Sharing my JOURNEY....

Showing posts with label #Heartsdesire. Show all posts
Showing posts with label #Heartsdesire. Show all posts

Thursday, September 3, 2020

Unfolding the Heart's Desire

So much has been going on that I seriously have NOT made time to blog. I always promise myself that, this time will be different. I will blog more; I will take the time to make it happen and this time… I quit my job so what was my excuse (this time) The fact is, I will stop making those promises right now. If I really wanted blogging to be a priority, I would make it happen. But I did not. I had other higher priorities that took precedence, and I got a PT job to occupy my time since I was going crazy with boredom. On a side note, my house was SUPER clean, and my yard was beautiful!

On my last entry, I spoke about my feelings on how things went with my previous employer. Yeah, that was a hurtful situation, and the pain was around for quite longer than I really wanted it to be. My choice to keep it in my thoughts. Now it is September. OMG… what happen to the time. It just flew, and even with COVID… it still flew!

I am happy to report that with lots of energy work, love of landscaping, the urge to clean and organization, and time… all is better! Breathing wonderfully and have forgotten about SMC. Truthfully, I learned of something recently, and I could feel those feelings getting stirred and found myself pissed all over again. Therefore, consciously, I decided that I can no longer entertain discussing or thinking about it/them. Let it go with full intention of not revisiting that again, now that I know it is a trigger! Yes, to awareness!

So, I took a PT job, and ended up leaving after 4 weeks as it was not a good fit for me. Clear on my boundaries and how “I” want to be treated. Funny thing was that I was treated well as I established my boundaries right from the beginning, but the others around me… not so much and I just could no longer continue to keep myself in that toxic environment. So, I took another PT job, and unfortunately got soooooo bored, I just could not continue with it and ended up leaving.

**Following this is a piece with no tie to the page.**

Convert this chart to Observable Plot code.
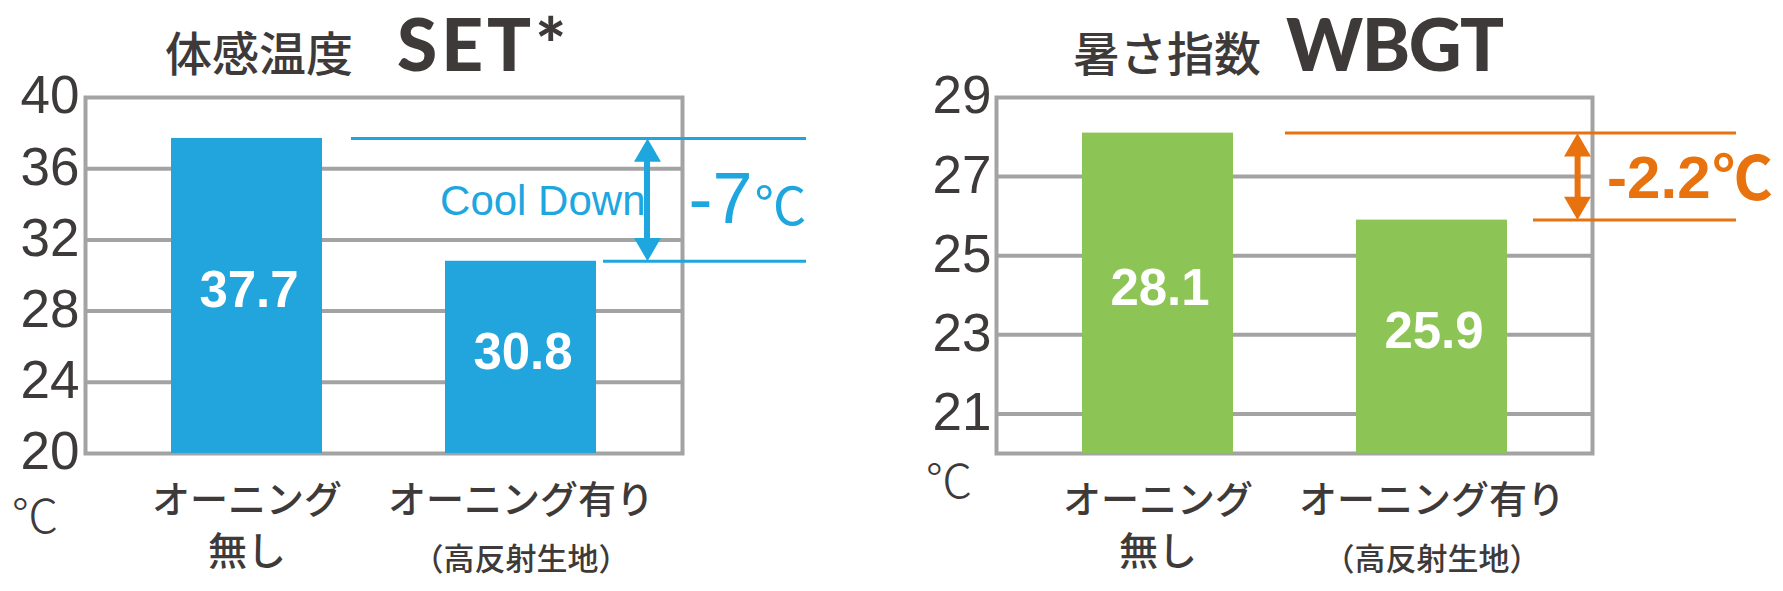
<!DOCTYPE html>
<html>
<head>
<meta charset="utf-8">
<script src="https://cdn.jsdelivr.net/npm/d3@7"></script>
<script src="https://cdn.jsdelivr.net/npm/@observablehq/plot@0.6"></script>
<style>
  html, body { margin: 0; padding: 0; background: #fff; }
  #page { position: relative; width: 1783px; height: 591px; overflow: hidden; background: #fff; }
  .chart { position: absolute; top: 0; }
  .title { position: absolute; top: 7px; display: flex; align-items: baseline; white-space: nowrap; color: #3e3a39; }
  .title .jp { font-family: "Noto Sans CJK JP"; font-weight: 500; font-size: 47px; line-height: 1; }
  .title .en { font-family: "Lato"; font-weight: 900; font-size: 73px; line-height: 1; letter-spacing: 4px; }
  g[aria-label="value-label"] text { letter-spacing: 5px; }
</style>
</head>
<body>
<div id="page">
  <div class="title" style="left:165px"><span class="jp">体感温度</span><span class="en" style="margin-left:44px">SET*</span></div>
  <div class="title" style="left:1073px"><span class="jp">暑さ指数</span><span class="en" style="margin-left:25px; letter-spacing:-1.5px">WBGT</span></div>
  <div id="left" class="chart" style="left:0px"></div>
  <div id="right" class="chart" style="left:891px"></div>
</div>
<script>
// ---- data ----
const categories = ["オーニング無し", "オーニング有り"];
const labelLine1 = ["オーニング", "オーニング有り"];
const labelLine2 = ["無し", "（高反射生地）"];
const setValues = [37.7, 30.8];
const wbgtValues = [28.1, 25.9];
const setDomain = [20, 40];
const wbgtDomain = [20, 29];
const setTicks = [20, 24, 28, 32, 36, 40];
const wbgtTicks = [21, 23, 25, 27, 29];
const setDelta = "-7";
const wbgtDelta = "-2.2";
const coolDownText = "Cool Down";
const unitLabel = "℃";

const DARK = "#3e3a39";
const GRID = "#a3a3a3";

function chart(cfg) {
  const rows = categories.map((c, i) => ({cat: c, value: cfg.values[i], l1: labelLine1[i], l2: labelLine2[i]}));
  const ann = [{a: cfg.values[0], b: cfg.values[1], mid: (cfg.values[0] + cfg.values[1]) / 2, delta: cfg.delta, cat: categories[1]}];
  const lo = cfg.domain[0];
  const gridTicks = cfg.ticks.filter(t => t > cfg.domain[0] && t < cfg.domain[1]);
  const marks = [
    Plot.ruleY(gridTicks, {stroke: GRID, strokeWidth: 4}),
    Plot.frame({stroke: GRID, strokeWidth: 4}),
    Plot.barY(rows, {x: "cat", y1: lo, y2: "value", fill: cfg.barColor}),
    Plot.text(rows, {x: "cat", y: d => (d.value + lo) / 2, text: d => d.value.toFixed(1), fill: "white",
      fontSize: 51, fontWeight: "bold", fontFamily: "Liberation Sans", dy: -5, dx: 2, ariaLabel: "value-label"}),
    Plot.axisY({ticks: cfg.ticks, tickSize: 0, tickPadding: cfg.tickPadding, fontSize: 53, fontFamily: "Liberation Sans", fill: DARK, dy: -1}),
    // category labels
    Plot.text(rows, {x: "cat", text: "l1", frameAnchor: "bottom", dy: 59, fontSize: 38, fontWeight: 500, fontFamily: "Noto Sans CJK JP", fill: DARK}),
    Plot.text(rows.slice(0, 1), {x: "cat", text: "l2", frameAnchor: "bottom", dy: 111, fontSize: 39, fontWeight: 500, fontFamily: "Noto Sans CJK JP", fill: DARK}),
    Plot.text(rows.slice(1), {x: "cat", text: "l2", frameAnchor: "bottom", dy: 116, fontSize: 31, fontWeight: 500, fontFamily: "Noto Sans CJK JP", fill: DARK}),
    // unit
    Plot.text([unitLabel], {text: d => d, frameAnchor: "bottom-left", dx: cfg.unitDx, dy: cfg.unitDy, fontSize: 47, fontWeight: 300, fontFamily: "Noto Sans CJK JP", fill: DARK}),
    // difference annotation
    Plot.ruleY(ann, {y: "a", stroke: cfg.annColor, strokeWidth: 3, insetLeft: cfg.topInsetLeft, insetRight: cfg.lineInsetRight}),
    Plot.ruleY(ann, {y: "b", stroke: cfg.annColor, strokeWidth: 3, insetLeft: cfg.botInsetLeft, insetRight: cfg.lineInsetRight}),
    Plot.ruleX(ann, {x: "cat", y1: "a", y2: "b", stroke: cfg.annColor, strokeWidth: 6, dx: cfg.arrowDxBand, insetTop: 14, insetBottom: 14}),
    Plot.dot(ann, {y: "a", frameAnchor: "right", dx: cfg.arrowDxRight, dy: 15.6, symbol: "triangle", r: 10, fill: cfg.annColor, stroke: "none"}),
    Plot.dot(ann, {y: "b", frameAnchor: "right", dx: cfg.arrowDxRight, dy: -15.6, symbol: "triangle", rotate: 180, r: 10, fill: cfg.annColor, stroke: "none"}),
    Plot.text(ann, {y: "mid", text: "delta", frameAnchor: "right", dx: cfg.deltaDx, dy: cfg.deltaDy, textAnchor: "end", lineAnchor: "bottom",
      fontSize: cfg.deltaSize, fontWeight: cfg.deltaWeight, fontFamily: "Liberation Sans", fill: cfg.annColor}),
    Plot.text(ann, {y: "mid", text: () => unitLabel, frameAnchor: "right", dx: cfg.deltaDx + 2, dy: cfg.deltaDy + 2, textAnchor: "start", lineAnchor: "bottom",
      fontSize: cfg.unitSize, fontWeight: cfg.deltaWeight, fontFamily: "Noto Sans CJK JP", fill: cfg.annColor})
  ];
  if (cfg.coolDown) {
    marks.push(Plot.text(ann, {y: "mid", text: () => coolDownText, frameAnchor: "right", dx: -37, dy: 2, textAnchor: "end",
      fontSize: 42, fontFamily: "Liberation Sans", fill: cfg.annColor}));
  }
  return Plot.plot({
    width: cfg.width,
    height: 591,
    marginLeft: cfg.marginLeft,
    marginRight: cfg.marginRight,
    marginTop: 97,
    marginBottom: 138,
    x: {domain: categories, paddingInner: 0.449, paddingOuter: 0.31, axis: null},
    y: {domain: cfg.domain, axis: null},
    style: {background: "transparent", overflow: "visible", fontFamily: "Liberation Sans", color: DARK},
    marks
  });
}

document.getElementById("left").append(chart({
  width: 891, marginLeft: 85, marginRight: 209,
  values: setValues, domain: setDomain, ticks: setTicks, tickPadding: 6,
  barColor: "#22a5dc", annColor: "#1ea6df",
  delta: setDelta, deltaSize: 72, deltaWeight: "normal", unitSize: 52, deltaDx: 70, deltaDy: 23,
  topInsetLeft: 266, botInsetLeft: 518, lineInsetRight: -124,
  arrowDxBand: 126, arrowDxRight: -35,
  unitDx: -74, unitDy: 79, coolDown: true
}));

document.getElementById("right").append(chart({
  width: 892, marginLeft: 105, marginRight: 191,
  values: wbgtValues, domain: wbgtDomain, ticks: wbgtTicks, tickPadding: 5,
  barColor: "#8cc556", annColor: "#e8720e",
  delta: wbgtDelta, deltaSize: 60, deltaWeight: "bold", unitSize: 60, deltaDx: 118, deltaDy: 21.6,
  topInsetLeft: 289, botInsetLeft: 537, lineInsetRight: -144,
  arrowDxBand: 145.6, arrowDxRight: -15,
  unitDx: -71, unitDy: 44, coolDown: false
}));
</script>
</body>
</html>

On 7/16/2020 before I started that second PT job, I took some time to journal a list. Frankly, I’m sick of starting and leaving jobs. I really want to find my “home” -work home that is!  I felt that if I got clear about my future self with a new job and set it out to the universe to allow timing for the law of attraction to work its magic. Amazingly, I am here to report that I am set to start that new job in just a few days. Honestly, it was earlier than I ever anticipated, but I’m happy to report that the universe has unfolded 20 out of the 22line items listed for my new job. There was a few that were off a bit, but close. Like… I want to be within 20 minutes’ drive to my office; I’m 26 minutes. Other item was if I had located a higher role, but after really thinking about what was presented, I decided that I am moving to NC to take life a little easier, and a step back was just what the mind, body and soul called for. I though that my last employer took care of their employees, but I was wrong! My new employer really values and takes care of their employees GREATLY through all their benefits! Amazing company and I am SO grateful for the gift that the universe unfolded for my future self. I am excited!

In hindsight… painful as it was to leave my last employer… it was the right thing for me to do. For my mind, body, and soul. AND… I would have never been available for this opportunity if I didn’t make those hard decisions “then” -Thank you!

Monday, March 30, 2020

Divine Light & MY Soul’s desire

I’ve blogged about this before, so I won’t run on about it again, but I think this is important as it has me thinking! You work so hard, pressing through all the challenges to reach the top of your career, and figure out that you’re not truly happy! I’m great at being a Financial Controller, but it was NOT feeding my soul, making me smile, in feeling soulfully satisfied! So now what? Where do I go from here?

I have, for years been processing the past and now that I feel free from the feelings of victimization. I know that I have wholeheartedly forgiven all and learned from those experiences. Thankfully, I am open to what’s next. My soul’s desire, living wholeheartedly through divine light and a passionate soul. However, I am not sure what that means. I love to do a lot of things!

Truly has been on the forefront of my thoughts and desires. I don’t know how to pursue this search, but within the things I am reading, they suggest. Do stuff! Considering the current status of our country in the fight against this Corona virus, I am willingly wanting to stay home for my health and the help against the spread of this virus. I am thankful for my health, and the thought of getting sick or catching this virus is something that I don’t want to risk. So, I stay home with a few walk with the dogs. So, with that in mind, that has me limited, but has me thinking about self-reflection. What do I love?

I know that I really love to cook, bake and create yummy-licious delights to devour. I love to work in my yard and create a beautiful landscape, but how do I know that I am on the right path? Here’s my vibrational energy being cast into the world to help guide me on this journey on finding my soul’s purpose of self-reflection!

Thank you for having the ability to be free from a job in order to research my hearts desire!